St. Anne’s Head of School David Lourie said that the broad spectrum of people in the crowd was a testament to the influence that Tess had had on so many.

“Each and every one of us can share stories about Tess and how our time with her at school, in camp, in the music studio, on the stage, over a cup of coffee, left us feeling better, left us feeling more optimistic about the future,” he said.

David Smith, one of Majors’ teachers at St. Anne’s, said she made everyone feel like they belonged.

“Her confidence allowed her to knit the world together within this school and outside of it,” he said. “She tethered communities who didn’t speak to one another because she thought we were all worth knowing, and that we should all be friends.”

Before performing “Family Affair” by Sly and the Family Stone, Corbin encouraged attendees to get up and dance.

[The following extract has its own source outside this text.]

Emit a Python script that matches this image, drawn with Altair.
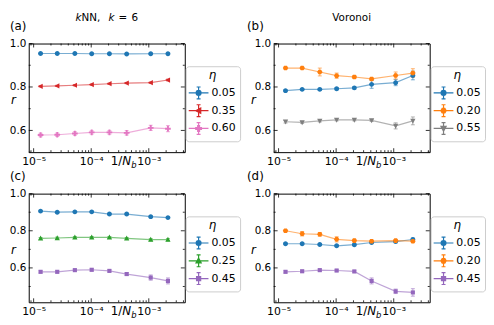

“I don’t mind, I don’t think Tess would mind either,” he said.

A May video of Majors at St. Anne’s was played, where she described her struggles opening up to people, how she found an outlet to express and understand her feelings in songwriting and encouraged the audience to share their feelings and embrace their vulnerability.

“The world will benefit from hearing your unique perspective much more than it will from your silence,” she said in the video.

Smith said that many came to the service having their world shattered and disordered, “but I think Tess would look down to us, extend a hand — maybe with a roll of the eyes — and say, ‘It’s okay to cry, but get up you weirdo. Dust yourself off. Quit your whining. Jump up and down and dance,’” he said.